HP's h2210 will cost $399 with a 400MHz XScale processor, 64M bytes of SDRAM, and software that allows the device to be used as a universal remote control for televisions or stereos, Box said.
The high-end models, the h5150 and h5550, are based on the original iPaq design, Box said. Customers of older iPaqs will be able to use their expansion cards in these models, which is especially important to certain customers like health-care organizations that have developed customized expansion cards for their specific needs, she said.
Both of these PDAs will come with a 400MHz XScale processor and a 3.8-inch display. The 5150 will use 32M bytes of flash memory and 64M bytes of SDRAM for a price of $549. For $649, the h5550 adds an integrated 802.11b wireless chip, a total of 48M bytes of flash memory and 128M bytes of SDRAM, and a biometric fingerprint reader for extra security.
HP will release the PDAs through its Web site and its reseller network, Box said. The company plans to release a slightly different version of each of the five handhelds for consumers through retail stores, she said. Those PDAs will be identical to the models described above, except they will come with a different set of software applications that are more suitable for consumers.

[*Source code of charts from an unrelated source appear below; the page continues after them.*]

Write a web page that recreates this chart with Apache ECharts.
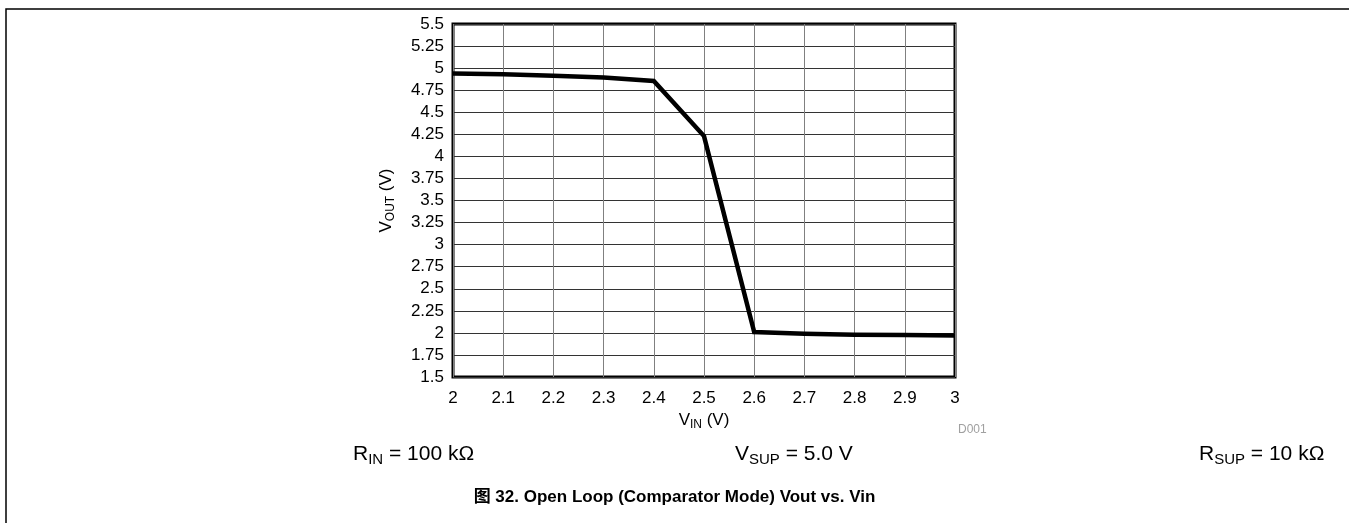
<!DOCTYPE html>
<html>
<head>
<meta charset="utf-8">
<script src="https://cdn.jsdelivr.net/npm/echarts@6/dist/echarts.min.js"></script>
<style>
  html, body { margin: 0; padding: 0; background: #fff; }
  #chart { width: 1349px; height: 523px; }
</style>
</head>
<body>
<div id="chart"></div>
<script>
// Vin (V) vs Vout (V)
const vin = [2.0, 2.1, 2.2, 2.3, 2.4, 2.5, 2.6, 2.7, 2.8, 2.9, 3.0];
const vout = [4.94, 4.93, 4.915, 4.895, 4.855, 4.23, 2.01, 1.99, 1.98, 1.975, 1.97];

const xTicks = { min: 2, max: 3, step: 0.1 };
const yTicks = { min: 1.5, max: 5.5, step: 0.25 };

const FONT = '"Liberation Sans", Arial, "Noto Sans CJK SC", sans-serif';

// sub-scripted labels share this rich style
function richStyle(size, subSize, shift) {
  return {
    b: { fontSize: size, fontFamily: FONT, color: '#000', verticalAlign: 'top', lineHeight: size },
    s: { fontSize: subSize, fontFamily: FONT, color: '#000', verticalAlign: 'top', lineHeight: subSize, padding: [shift, 0, 0, 0] }
  };
}

const chart = echarts.init(document.getElementById('chart'), null, { renderer: 'canvas' });

const option = {
  animation: false,
  backgroundColor: '#fff',
  grid: {
    left: 453, top: 24, width: 502, height: 353,
    show: true, borderColor: '#000', borderWidth: 3, backgroundColor: 'transparent'
  },
  xAxis: {
    type: 'value',
    min: xTicks.min, max: xTicks.max, interval: xTicks.step,
    axisLine: { show: false },
    axisTick: { show: false },
    axisLabel: { color: '#000', fontSize: 17, fontFamily: FONT, margin: 13 },
    splitLine: { show: true, lineStyle: { color: '#808080', width: 1 } },
    name: '{b|V}{s|IN}{b| (V)}',
    nameLocation: 'middle',
    nameGap: 34,
    nameTextStyle: { rich: richStyle(17, 12, 7) }
  },
  yAxis: {
    type: 'value',
    min: yTicks.min, max: yTicks.max, interval: yTicks.step,
    axisLine: { show: false },
    axisTick: { show: false },
    axisLabel: { color: '#000', fontSize: 17, fontFamily: FONT, margin: 9 },
    splitLine: { show: true, lineStyle: { color: '#333', width: 1 } },
    name: '{b|V}{s|OUT}{b| (V)}',
    nameLocation: 'middle',
    nameGap: 58,
    nameTextStyle: { rich: richStyle(17, 12, 7) }
  },
  series: [{
    type: 'line',
    data: vin.map((x, i) => [x, vout[i]]),
    showSymbol: false,
    lineStyle: { color: '#000', width: 4.5, join: 'miter' },
    z: 5
  }],
  graphic: [
    {
      type: 'polyline',
      shape: { points: [[6, 523], [6, 9], [1349, 9]] },
      style: { stroke: '#000', lineWidth: 1.5, fill: null },
      silent: true
    },
    {
      type: 'text', left: 958, top: 424,
      style: { text: 'D001', fill: '#a0a0a0', font: '12px ' + FONT }
    },
    {
      type: 'text', left: 353, top: 444,
      style: { text: '{b|R}{s|IN}{b| = 100 kΩ}', rich: richStyle(21, 15, 8) }
    },
    {
      type: 'text', left: 735, top: 444,
      style: { text: '{b|V}{s|SUP}{b| = 5.0 V}', rich: richStyle(21, 15, 8) }
    },
    {
      type: 'text', left: 1199, top: 444,
      style: { text: '{b|R}{s|SUP}{b| = 10 kΩ}', rich: richStyle(21, 15, 8) }
    },
    {
      type: 'text', left: 'center', top: 489,
      style: { text: '图 32. Open Loop (Comparator Mode) Vout vs. Vin', fill: '#000', font: 'bold 17px ' + FONT }
    }
  ]
};

chart.setOption(option);
</script>
</body>
</html>
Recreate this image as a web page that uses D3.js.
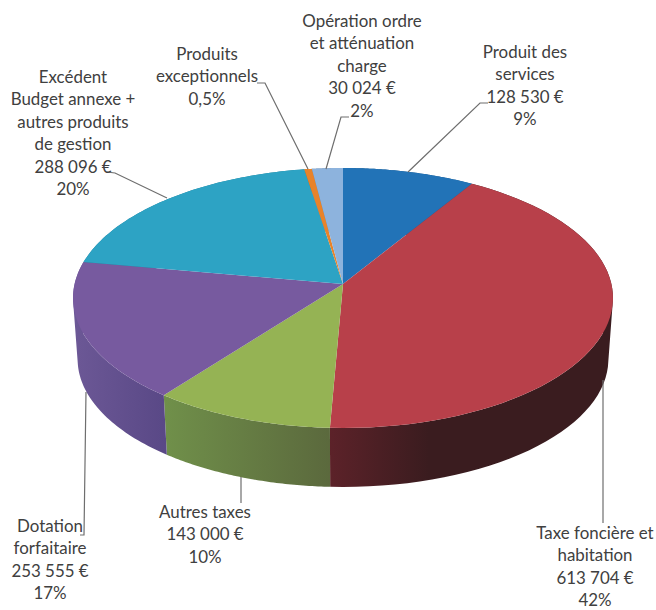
<!DOCTYPE html>
<html lang="fr">
<head>
<meta charset="utf-8">
<script src="https://d3js.org/d3.v7.min.js"></script>
<style>
html,body{margin:0;padding:0;background:#fff;}
svg{display:block;}
text{font-family:Lato,"Open Sans",sans-serif;font-size:16.9px;fill:#404040;text-anchor:middle;}
</style>
</head>
<body>
<svg id="chart" width="656" height="610"></svg>
<script>
// Data, in clockwise drawing order from 12 o'clock
const categories = ["Produit des services","Taxe foncière et habitation","Autres taxes","Dotation forfaitaire",
  "Excédent Budget annexe + autres produits de gestion","Produits exceptionnels","Opération ordre et atténuation charge"];
const values = [128530, 613704, 143000, 253555, 288096, 7300, 30024];

// Label text
const labelLines = [
  ["Produit des","services","128 530 €","9%"],
  ["Taxe foncière et","habitation","613 704 €","42%"],
  ["Autres taxes","143 000 €","10%"],
  ["Dotation","forfaitaire","253 555 €","17%"],
  ["Excédent","Budget annexe +","autres produits","de gestion","288 096 €","20%"],
  ["Produits","exceptionnels","0,5%"],
  ["Opération ordre","et atténuation","charge","30 024 €","2%"]
];

// Styles
const topColors  = ["#2273b7","#b8404a","#95b354","#775a9f","#2da3c4","#e8832a","#8db3dd"];
const sideFrom   = ["#1a5688","#5c2229","#70904a","#6c5896","#217c95","#ad6220","#6a86a6"];
const sideTo     = ["#1a5688","#3a1c1f","#5b693d","#594886","#217c95","#ad6220","#6a86a6"];

// Layout
const labelX = [525, 595, 205, 50, 73, 207, 362];
const labelY = [58, 539, 518, 532, 83, 60, 27];
const lineStep = 22.4;
const leaders = [
  [[488,103],[480,103],[408,172]],
  [[603,523],[603,380]],
  [[241,477],[241,503]],
  [[86,392],[84,535],[80,535]],
  [[107,172],[115,173],[167,198]],
  [[257,83],[265,83],[308,169]],
  [[349,117],[341,117],[326,169]]
];
const apex = {x:343, y:284};
const floorApex = {x:343, y:345.4};
const floorScale = 0.983;
const persp = {a:268.4, b:128.5, k:0.1077};
const steps = 60;

// Perspective projection of the pie disc onto the screen
function project(theta, r, c, s){
  const u = r*Math.sin(theta), v = r*Math.cos(theta), d = 1 + persp.k*v;
  return [c.x + s*persp.a*u/d, c.y - s*persp.b*v/d];
}
const svg = d3.select("#chart");
const defs = svg.append("defs");
const arcs = d3.pie().sort(null).value(d=>d)(values);
const line = d3.line();
const rim = (a, c, s) => d3.range(0, steps+1).map(i => project(a.startAngle + (a.endAngle-a.startAngle)*i/steps, 1, c, s));

// Side walls: one path of same-winding quads per slice, so that the silhouette
// between the top rim and the floor rim stays closed and no seams appear
arcs.forEach((a,i)=>{
  const top = rim(a, apex, 1), bottom = rim(a, floorApex, floorScale);
  const ext = d3.extent(top.concat(bottom), p=>p[0]);
  const g = defs.append("linearGradient").attr("id","side"+i)
    .attr("gradientUnits","userSpaceOnUse")
    .attr("x1",ext[0]).attr("x2",ext[1]).attr("y1",0).attr("y2",0);
  g.append("stop").attr("offset",0).attr("stop-color",sideFrom[i]);
  g.append("stop").attr("offset",i===1?0.35:1).attr("stop-color",sideTo[i]);
  const quads = d3.range(steps).map(j=>{
    const q = [top[j],top[j+1],bottom[j+1],bottom[j]];
    return d3.polygonArea(q) < 0 ? q.reverse() : q;
  });
  svg.append("path")
    .attr("d",quads.map(q=>line(q)+"Z").join(""))
    .attr("fill","url(#side"+i+")")
    .attr("fill-rule","nonzero");
});

// Top faces
svg.append("g").selectAll("path").data(arcs).join("path")
  .attr("d",a=>line([[apex.x,apex.y]].concat(rim(a,apex,1)))+"Z")
  .attr("fill",(a,i)=>topColors[i]);

// Leader lines
svg.append("g").selectAll("path").data(leaders).join("path")
  .attr("d",d=>line(d)).attr("fill","none").attr("stroke","#6e6e6e").attr("stroke-width",1.2);

// Labels
labelLines.forEach((lines,i)=>{
  const t = svg.append("text").attr("aria-label",categories[i]);
  lines.forEach((s,j)=>{
    t.append("tspan").attr("x",labelX[i]).attr("y",labelY[i]+j*lineStep).text(s);
  });
});
</script>
</body>
</html>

The retail models will be known as the h1935, h1945, h2215, h5155, and h5555, and cost the same as the business PDAs, she said.
All of the handhelds will be generally available worldwide over the next two weeks, except for the h1930, which won't be available in the U.S. until later, and the h5150, which HP plans to market more exclusively to businesses in certain parts of the world, Box said.